> Material for this task
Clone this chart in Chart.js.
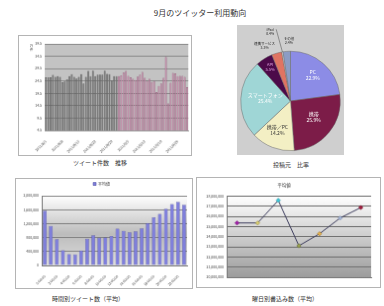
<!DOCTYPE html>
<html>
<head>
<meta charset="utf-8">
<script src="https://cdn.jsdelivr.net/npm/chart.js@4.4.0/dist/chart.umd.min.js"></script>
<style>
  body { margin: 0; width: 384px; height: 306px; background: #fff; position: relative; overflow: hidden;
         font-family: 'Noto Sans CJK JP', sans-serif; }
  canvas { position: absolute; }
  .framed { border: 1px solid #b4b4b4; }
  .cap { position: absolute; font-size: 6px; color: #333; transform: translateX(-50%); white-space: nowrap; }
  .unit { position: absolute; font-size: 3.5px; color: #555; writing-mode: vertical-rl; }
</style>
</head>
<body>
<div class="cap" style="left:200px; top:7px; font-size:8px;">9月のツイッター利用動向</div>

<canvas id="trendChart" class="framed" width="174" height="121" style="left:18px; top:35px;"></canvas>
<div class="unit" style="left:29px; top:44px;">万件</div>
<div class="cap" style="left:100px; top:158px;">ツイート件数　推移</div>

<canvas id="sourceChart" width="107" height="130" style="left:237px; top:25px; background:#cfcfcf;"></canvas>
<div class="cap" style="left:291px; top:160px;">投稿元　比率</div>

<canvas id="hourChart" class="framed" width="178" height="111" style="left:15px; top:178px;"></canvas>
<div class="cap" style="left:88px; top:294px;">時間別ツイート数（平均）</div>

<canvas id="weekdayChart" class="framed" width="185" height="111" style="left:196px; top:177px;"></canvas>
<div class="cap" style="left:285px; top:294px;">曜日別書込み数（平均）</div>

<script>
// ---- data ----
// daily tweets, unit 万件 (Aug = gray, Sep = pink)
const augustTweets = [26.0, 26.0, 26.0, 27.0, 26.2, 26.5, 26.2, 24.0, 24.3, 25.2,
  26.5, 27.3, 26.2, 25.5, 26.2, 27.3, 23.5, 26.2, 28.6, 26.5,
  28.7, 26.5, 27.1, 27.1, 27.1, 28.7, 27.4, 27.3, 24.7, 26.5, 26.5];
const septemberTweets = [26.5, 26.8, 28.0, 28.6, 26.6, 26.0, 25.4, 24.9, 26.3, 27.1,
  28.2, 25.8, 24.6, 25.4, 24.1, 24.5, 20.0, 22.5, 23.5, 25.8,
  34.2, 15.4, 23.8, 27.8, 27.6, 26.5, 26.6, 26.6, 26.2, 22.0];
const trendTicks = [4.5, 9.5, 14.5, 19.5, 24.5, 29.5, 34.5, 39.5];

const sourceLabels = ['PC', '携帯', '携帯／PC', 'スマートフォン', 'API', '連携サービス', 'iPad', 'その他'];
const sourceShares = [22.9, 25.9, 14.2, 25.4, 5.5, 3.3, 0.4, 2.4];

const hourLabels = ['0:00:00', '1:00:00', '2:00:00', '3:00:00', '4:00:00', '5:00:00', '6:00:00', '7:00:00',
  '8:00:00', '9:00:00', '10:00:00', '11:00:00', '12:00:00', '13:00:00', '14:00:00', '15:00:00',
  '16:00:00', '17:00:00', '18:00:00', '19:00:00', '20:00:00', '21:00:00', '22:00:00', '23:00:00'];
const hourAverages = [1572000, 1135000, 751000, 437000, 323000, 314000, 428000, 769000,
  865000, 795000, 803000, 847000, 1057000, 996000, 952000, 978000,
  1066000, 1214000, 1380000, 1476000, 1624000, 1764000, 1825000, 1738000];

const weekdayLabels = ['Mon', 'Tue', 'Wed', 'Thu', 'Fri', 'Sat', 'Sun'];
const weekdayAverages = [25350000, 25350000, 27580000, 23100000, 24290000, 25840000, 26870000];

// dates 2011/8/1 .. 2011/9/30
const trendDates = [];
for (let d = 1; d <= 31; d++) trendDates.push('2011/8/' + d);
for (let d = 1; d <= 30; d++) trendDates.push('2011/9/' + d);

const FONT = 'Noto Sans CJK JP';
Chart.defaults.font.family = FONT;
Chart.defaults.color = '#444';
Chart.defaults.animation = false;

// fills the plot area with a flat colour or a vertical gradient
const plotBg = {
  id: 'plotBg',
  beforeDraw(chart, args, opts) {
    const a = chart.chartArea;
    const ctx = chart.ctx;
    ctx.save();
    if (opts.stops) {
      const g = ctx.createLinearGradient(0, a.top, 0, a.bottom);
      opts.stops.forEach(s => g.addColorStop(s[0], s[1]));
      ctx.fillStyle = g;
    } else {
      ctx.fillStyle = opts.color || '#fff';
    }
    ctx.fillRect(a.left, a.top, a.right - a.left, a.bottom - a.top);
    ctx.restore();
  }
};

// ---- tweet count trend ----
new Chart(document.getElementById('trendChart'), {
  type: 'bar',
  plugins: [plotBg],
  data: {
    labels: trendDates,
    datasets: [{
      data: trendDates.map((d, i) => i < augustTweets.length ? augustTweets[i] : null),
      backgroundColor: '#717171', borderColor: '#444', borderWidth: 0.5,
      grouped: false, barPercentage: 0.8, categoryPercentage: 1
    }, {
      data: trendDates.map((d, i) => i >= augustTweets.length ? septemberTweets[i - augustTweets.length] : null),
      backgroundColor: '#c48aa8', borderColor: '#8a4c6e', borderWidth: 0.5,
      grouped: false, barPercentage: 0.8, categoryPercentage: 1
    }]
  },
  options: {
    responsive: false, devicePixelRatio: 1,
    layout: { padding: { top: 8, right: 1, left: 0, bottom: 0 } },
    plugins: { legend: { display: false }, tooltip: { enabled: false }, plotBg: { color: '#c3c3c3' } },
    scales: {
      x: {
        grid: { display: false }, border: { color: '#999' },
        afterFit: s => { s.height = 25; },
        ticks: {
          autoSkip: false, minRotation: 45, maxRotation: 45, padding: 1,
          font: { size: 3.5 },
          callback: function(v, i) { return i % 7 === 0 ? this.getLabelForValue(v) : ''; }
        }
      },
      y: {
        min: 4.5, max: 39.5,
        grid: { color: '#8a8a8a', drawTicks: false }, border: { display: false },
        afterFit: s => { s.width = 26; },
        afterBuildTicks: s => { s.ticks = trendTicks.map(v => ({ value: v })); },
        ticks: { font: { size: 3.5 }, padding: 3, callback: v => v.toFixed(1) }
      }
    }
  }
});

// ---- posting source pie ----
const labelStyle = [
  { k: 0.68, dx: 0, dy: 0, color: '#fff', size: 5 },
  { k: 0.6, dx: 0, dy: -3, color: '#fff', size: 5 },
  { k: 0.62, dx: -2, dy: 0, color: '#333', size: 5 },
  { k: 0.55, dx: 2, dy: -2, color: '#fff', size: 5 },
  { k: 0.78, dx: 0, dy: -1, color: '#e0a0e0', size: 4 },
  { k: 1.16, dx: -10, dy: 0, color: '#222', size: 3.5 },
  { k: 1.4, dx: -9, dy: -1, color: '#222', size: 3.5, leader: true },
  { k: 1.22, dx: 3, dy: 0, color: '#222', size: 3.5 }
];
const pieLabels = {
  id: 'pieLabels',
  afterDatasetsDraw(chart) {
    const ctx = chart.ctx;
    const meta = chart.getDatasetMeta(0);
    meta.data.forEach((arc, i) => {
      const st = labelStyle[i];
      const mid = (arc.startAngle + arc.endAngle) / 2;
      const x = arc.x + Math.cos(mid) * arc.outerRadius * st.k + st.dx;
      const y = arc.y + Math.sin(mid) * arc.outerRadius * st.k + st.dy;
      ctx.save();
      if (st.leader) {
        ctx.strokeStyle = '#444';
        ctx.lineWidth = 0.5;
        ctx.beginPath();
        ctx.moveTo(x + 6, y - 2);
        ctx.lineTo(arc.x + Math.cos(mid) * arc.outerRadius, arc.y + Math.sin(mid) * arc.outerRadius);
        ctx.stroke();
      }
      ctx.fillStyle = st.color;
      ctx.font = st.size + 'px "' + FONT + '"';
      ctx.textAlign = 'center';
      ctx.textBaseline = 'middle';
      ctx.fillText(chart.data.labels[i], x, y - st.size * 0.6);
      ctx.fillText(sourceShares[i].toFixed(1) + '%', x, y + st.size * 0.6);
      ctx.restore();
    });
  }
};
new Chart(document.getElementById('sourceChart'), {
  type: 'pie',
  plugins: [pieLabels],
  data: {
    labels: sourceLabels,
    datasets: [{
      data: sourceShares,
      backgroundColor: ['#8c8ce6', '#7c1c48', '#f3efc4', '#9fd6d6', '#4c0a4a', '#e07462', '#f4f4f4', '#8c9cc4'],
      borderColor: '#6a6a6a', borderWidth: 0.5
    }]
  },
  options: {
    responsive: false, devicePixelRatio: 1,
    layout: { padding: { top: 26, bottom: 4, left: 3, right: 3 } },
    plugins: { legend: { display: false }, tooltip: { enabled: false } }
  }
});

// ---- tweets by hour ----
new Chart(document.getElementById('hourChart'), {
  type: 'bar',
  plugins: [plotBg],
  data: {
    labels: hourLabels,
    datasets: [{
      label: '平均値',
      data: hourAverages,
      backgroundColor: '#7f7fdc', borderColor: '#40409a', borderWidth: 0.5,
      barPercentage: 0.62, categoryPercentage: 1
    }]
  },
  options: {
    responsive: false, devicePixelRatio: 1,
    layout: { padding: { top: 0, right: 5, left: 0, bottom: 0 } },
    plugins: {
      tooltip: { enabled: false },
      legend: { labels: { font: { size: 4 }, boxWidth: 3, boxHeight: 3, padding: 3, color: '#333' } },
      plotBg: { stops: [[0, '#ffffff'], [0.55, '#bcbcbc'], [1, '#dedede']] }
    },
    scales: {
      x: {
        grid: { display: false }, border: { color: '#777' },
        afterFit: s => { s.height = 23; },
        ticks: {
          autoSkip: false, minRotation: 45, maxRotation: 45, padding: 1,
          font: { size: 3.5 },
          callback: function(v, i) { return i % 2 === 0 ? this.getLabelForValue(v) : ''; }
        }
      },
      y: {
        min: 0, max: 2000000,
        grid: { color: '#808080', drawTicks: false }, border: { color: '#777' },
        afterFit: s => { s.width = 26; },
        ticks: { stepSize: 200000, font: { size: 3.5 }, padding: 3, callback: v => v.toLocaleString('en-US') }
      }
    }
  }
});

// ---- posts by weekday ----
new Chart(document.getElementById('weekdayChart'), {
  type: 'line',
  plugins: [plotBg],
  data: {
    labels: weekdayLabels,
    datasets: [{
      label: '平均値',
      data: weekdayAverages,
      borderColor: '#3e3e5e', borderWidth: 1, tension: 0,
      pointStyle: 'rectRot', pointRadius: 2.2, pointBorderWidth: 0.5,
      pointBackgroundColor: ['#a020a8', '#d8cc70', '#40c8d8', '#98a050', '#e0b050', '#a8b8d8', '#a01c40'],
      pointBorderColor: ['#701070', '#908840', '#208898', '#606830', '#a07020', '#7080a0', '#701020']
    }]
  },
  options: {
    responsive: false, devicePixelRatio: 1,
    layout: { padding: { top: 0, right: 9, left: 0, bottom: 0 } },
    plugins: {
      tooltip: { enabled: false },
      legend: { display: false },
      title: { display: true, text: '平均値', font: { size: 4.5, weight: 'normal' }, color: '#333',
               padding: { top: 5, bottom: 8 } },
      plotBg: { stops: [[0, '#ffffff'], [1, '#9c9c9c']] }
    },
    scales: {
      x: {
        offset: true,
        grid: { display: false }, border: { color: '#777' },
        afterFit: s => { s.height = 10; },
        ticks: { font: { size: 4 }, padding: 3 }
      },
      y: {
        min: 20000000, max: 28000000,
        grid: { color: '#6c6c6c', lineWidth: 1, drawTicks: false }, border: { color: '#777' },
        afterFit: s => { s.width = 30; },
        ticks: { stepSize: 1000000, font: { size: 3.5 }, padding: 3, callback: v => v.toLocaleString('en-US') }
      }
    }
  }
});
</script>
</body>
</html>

...

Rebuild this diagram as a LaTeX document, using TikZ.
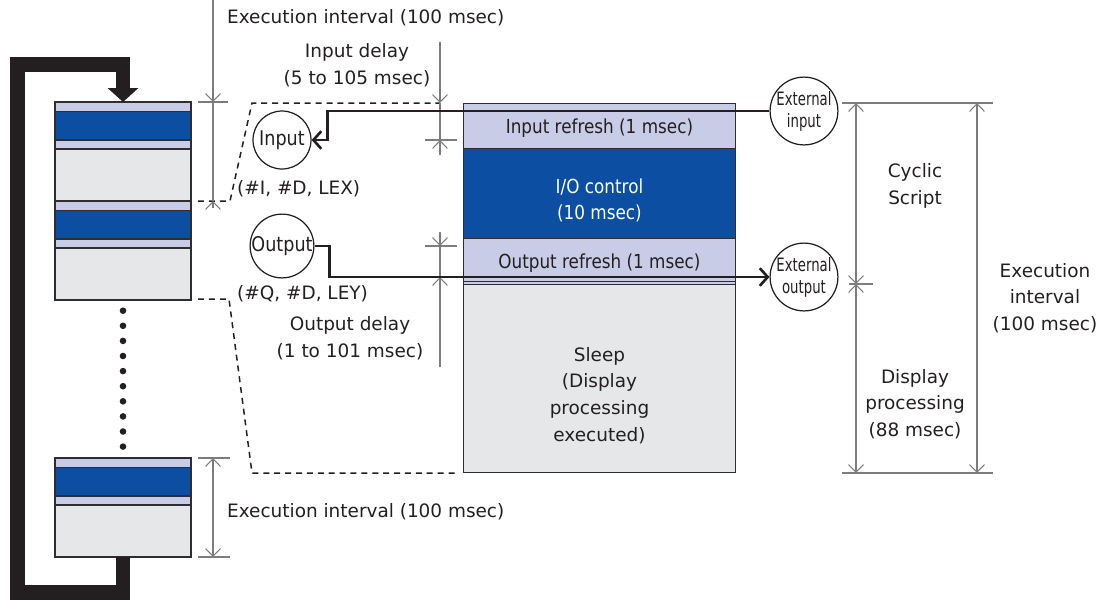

---

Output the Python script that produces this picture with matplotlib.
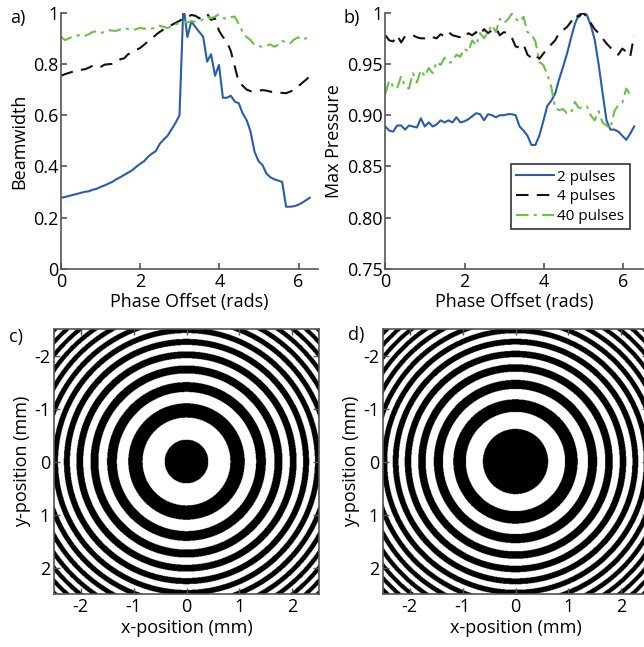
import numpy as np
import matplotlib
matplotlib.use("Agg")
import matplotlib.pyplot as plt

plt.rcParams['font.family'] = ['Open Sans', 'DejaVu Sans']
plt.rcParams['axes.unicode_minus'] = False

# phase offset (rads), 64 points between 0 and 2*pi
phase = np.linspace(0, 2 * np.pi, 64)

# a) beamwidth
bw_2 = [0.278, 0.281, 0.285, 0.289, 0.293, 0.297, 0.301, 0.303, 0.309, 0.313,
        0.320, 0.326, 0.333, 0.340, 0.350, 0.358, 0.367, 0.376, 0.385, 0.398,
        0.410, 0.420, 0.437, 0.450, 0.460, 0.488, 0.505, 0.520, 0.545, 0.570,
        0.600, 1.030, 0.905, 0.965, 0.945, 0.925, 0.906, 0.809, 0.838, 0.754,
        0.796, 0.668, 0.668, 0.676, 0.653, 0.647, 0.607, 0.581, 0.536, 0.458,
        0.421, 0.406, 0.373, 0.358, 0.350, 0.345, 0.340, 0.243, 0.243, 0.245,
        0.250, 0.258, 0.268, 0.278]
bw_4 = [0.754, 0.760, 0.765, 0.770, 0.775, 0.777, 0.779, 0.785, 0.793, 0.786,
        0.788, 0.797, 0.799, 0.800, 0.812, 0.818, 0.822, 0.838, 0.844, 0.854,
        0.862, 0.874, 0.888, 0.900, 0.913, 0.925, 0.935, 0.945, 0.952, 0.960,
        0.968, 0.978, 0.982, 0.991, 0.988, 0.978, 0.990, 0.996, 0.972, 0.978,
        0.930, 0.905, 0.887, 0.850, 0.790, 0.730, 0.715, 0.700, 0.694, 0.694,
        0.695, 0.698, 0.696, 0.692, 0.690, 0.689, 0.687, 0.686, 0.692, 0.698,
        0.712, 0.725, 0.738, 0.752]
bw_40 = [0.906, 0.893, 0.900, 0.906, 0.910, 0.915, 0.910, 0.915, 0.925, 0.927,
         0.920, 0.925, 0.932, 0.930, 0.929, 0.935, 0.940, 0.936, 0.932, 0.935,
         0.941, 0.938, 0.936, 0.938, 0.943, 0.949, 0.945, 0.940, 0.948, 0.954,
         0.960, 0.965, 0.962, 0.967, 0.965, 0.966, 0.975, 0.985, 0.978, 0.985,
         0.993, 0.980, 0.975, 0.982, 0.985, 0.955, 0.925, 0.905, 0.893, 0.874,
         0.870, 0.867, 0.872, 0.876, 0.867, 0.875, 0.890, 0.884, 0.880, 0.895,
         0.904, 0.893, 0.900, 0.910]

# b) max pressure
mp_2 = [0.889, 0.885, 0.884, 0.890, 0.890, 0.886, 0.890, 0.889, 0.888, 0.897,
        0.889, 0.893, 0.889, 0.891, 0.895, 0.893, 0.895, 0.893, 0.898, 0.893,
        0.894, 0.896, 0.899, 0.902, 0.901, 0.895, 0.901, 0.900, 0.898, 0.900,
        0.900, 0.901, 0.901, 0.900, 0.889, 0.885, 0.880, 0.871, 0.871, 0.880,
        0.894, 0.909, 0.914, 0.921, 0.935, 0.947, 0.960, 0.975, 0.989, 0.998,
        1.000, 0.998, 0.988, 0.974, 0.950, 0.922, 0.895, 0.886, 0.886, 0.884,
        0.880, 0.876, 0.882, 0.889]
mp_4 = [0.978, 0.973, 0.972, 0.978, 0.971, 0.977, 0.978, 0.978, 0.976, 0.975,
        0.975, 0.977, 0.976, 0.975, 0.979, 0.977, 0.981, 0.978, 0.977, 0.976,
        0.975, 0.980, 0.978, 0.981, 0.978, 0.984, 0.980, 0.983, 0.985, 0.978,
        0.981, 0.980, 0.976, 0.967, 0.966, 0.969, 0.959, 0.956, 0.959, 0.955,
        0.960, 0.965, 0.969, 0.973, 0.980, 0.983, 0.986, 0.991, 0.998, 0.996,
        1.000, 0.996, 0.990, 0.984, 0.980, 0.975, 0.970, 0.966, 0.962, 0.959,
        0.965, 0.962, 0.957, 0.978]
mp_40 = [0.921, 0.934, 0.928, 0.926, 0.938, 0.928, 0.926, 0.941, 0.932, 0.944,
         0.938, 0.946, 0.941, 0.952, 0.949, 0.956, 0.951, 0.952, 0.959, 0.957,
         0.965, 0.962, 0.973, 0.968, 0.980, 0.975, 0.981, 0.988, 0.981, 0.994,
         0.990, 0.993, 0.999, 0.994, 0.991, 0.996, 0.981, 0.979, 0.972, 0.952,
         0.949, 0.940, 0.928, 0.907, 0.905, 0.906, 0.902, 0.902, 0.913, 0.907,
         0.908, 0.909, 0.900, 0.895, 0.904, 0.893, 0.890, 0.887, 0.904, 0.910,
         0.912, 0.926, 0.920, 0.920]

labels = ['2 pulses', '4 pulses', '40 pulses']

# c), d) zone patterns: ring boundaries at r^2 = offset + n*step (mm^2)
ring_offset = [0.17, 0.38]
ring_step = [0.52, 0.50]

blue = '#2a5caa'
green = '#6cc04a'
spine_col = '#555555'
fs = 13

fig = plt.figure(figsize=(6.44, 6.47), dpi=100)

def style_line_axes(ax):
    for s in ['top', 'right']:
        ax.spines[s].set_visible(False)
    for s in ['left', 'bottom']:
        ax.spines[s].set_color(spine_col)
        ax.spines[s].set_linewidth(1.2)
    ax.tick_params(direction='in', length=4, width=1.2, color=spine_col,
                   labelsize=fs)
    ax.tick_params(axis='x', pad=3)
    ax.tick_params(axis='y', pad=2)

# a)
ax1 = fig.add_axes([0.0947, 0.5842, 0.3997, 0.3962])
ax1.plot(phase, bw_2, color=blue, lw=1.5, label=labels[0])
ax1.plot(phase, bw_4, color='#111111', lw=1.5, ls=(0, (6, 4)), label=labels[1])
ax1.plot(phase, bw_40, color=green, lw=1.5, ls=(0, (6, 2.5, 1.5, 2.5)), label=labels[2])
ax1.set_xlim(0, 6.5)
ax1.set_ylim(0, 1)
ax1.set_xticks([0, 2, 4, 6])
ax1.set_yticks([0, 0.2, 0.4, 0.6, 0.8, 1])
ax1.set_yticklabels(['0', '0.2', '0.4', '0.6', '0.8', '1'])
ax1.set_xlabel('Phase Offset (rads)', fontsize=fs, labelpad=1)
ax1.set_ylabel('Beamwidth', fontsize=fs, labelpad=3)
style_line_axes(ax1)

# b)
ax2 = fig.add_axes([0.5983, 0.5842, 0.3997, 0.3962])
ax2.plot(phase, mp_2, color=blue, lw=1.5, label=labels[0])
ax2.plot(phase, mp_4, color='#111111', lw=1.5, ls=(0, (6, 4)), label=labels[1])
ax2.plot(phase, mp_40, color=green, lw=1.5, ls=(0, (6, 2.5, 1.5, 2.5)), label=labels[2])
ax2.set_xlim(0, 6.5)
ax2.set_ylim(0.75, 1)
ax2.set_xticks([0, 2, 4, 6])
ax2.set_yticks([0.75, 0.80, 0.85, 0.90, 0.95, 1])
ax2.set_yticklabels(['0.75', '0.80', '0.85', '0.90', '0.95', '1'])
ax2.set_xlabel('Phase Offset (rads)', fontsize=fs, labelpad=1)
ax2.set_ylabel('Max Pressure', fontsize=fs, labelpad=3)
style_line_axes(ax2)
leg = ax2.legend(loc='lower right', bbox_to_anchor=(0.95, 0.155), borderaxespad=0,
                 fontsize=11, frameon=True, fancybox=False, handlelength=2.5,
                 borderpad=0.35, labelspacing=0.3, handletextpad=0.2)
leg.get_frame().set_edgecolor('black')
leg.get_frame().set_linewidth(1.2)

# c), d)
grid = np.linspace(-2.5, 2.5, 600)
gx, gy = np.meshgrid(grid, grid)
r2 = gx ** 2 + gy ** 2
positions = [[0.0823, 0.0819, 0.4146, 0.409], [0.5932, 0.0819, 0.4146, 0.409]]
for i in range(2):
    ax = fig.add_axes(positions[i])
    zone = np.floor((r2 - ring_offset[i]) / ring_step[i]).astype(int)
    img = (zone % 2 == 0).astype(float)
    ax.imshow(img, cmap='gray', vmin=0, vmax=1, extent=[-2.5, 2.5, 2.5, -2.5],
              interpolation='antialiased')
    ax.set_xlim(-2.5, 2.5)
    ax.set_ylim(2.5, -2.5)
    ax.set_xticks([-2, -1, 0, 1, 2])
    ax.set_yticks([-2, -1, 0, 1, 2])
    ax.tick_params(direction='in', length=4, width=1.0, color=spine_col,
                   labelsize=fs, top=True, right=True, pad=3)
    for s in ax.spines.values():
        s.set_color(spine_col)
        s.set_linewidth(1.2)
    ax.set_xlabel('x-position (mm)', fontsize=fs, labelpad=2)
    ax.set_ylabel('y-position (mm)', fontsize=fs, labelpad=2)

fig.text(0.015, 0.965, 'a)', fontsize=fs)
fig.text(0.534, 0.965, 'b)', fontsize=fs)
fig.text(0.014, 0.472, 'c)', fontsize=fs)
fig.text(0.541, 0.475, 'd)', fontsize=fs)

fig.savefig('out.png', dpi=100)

> Work required
Taking the entries above, extract every line from the one bearing "Output the Python" through the one bearing "phase = np.linspace(0, 2 * np.pi, 64)", exactly, with no pictures.

> Worked answer
Output the Python script that produces this picture with matplotlib.
import numpy as np
import matplotlib
matplotlib.use("Agg")
import matplotlib.pyplot as plt

plt.rcParams['font.family'] = ['Open Sans', 'DejaVu Sans']
plt.rcParams['axes.unicode_minus'] = False

# phase offset (rads), 64 points between 0 and 2*pi
phase = np.linspace(0, 2 * np.pi, 64)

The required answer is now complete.